Having a hard time getting it all together.

ABBA56
By ABBA56 Latest Reply 2012-07-11 20:26:31 -0500
Started 2012-07-10 22:55:39 -0500

type 2, want to control the debetes with diet, have failed miserably. Now I findly decided to take this decease seriously. I know it's a killer. I need susport. I need help balancing meals, and I need to lose weight. All in all I need to get on the right track. Any help would be appreicated. thank you, Abba56


5 replies

Kirla
Kirla 2012-07-11 17:30:43 -0500 Report

This is what I believe has helped me the most. Maybe it might help you or again it might not.

Feb 2009 I was diagnosed with a fasting blood sugar of 366 and A1C of 14.1. Started to eat a salad every day at supper. Also started to eat lots of low carb vegetables like broccoli, cauliflower, cabbage, cucumbers, spinach, pickles and sauerkraut. Started to drink 8+ glasses of water every day.

I then bought a meter and started to test my blood sugar before and after each meal. At first I was testing 2 hours after each meal and when my numbers dropped a lot I started testing 1 hour after meals. I test 5-7 times a day. I cut back or eliminated foods that spiked my blood sugar more than 50 points after eating.

By testing I found that foods like bread and most foods made of grains along with pasta, rice, corn, potatoes, oatmeal, cereals, chips, crackers, cakes, cookies, candy, soda, fruits, fruit juices, milk and most foods that contain more than 5-6 net carbs per serving as found on the package label all spiked my blood sugar. Some people can cut back on these foods and some people like me have to stop eating them.

After about 6-8 weeks my blood sugar readings were almost normal levels.
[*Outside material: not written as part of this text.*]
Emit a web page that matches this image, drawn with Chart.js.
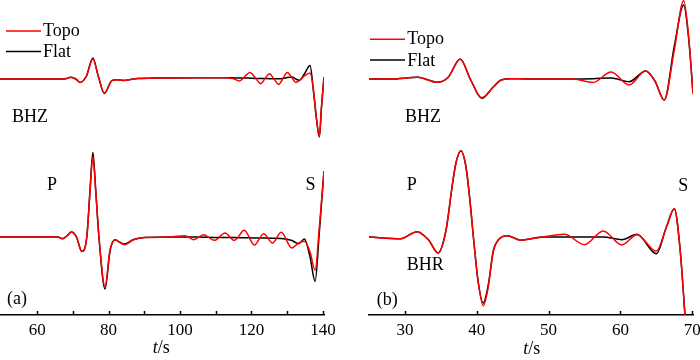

I found by reducing and eliminating high carb starchy foods helped me a lot. By adding small amounts of chicken, beef, pork or a hard boiled egg to my meals helped reduce blood sugar spikes also.

Good luck
Kevin

ABBA56
ABBA56 2012-07-11 18:05:34 -0500 Report

Thank you so much for writing to me. I'm finding out, that even though the foods you mentioned are on our diets, I cannot tolerate them. Mt blood suger goes sky high. You have been very helpful. Abba56

Kirla
Kirla 2012-07-11 20:26:31 -0500 Report

Almost forgot. A lot of people have a hard time processing carbs in the morning. I found when I first wake up I will drink a low card protein shake like Atkins or EAS. Both have about 2 net carbs per serving. Then about an hour or so later I have an egg or sunflower seeds or peanuts. Works well for me.

Kirla
Kirla 2012-07-11 20:19:50 -0500 Report

I’m not sure what foods you are talking about. Just about all food will make your blood sugar rise about 1 hour after eating. When my blood sugar was in the 300-400 range I would normally be over 100 points 2 hours from where I started before eating. Having your blood sugar rise after eating is normal. It’s the way our system works. The goal is to try and limit it to as little a rise as possible.

My blood sugar also didn’t drop back to normal numbers over night either. My stopping to eat bread, pasta and a lot of the starchy foods and replacing them with low carb vegetables like salads, broccoli, spinach and lots of the green stuff my blood sugar slowly dropped over several weeks. Not a lot on any given day, a little bit at a time. My numbers slowly dropped from 300 to 200 to 100 and finally got it down to less than 100. Took about 6 weeks. It may take longer for you.

At first my blood sugar was spiking over 100 points 2 hours after eating. By cutting high carb starchy foods and adding fat and protein to each meal, The after eating 2 hour spike slowly dropped to under 50 points after eating compared to what it was before. It takes time. Nothing happens over night.

If your blood sugar still spikes way out of control after cutting back or eliminating high carb starchy foods, maybe your doctor needs to run more tests to see if you might be type 1 or type 2 with little or no insulin production of your own. There are test to determine if you are type 1 and there’s test to see if your pancreas is producing insulin.

If you are not making insulin of your own you might need to take insulin to help control your blood sugar. Only your doctor can run these tests and if you can’t control your blood sugar going on insulin is what you might have to think about. I have decided if the time comes where diet and exercise no longer works I figure insulin is what I plan on doing.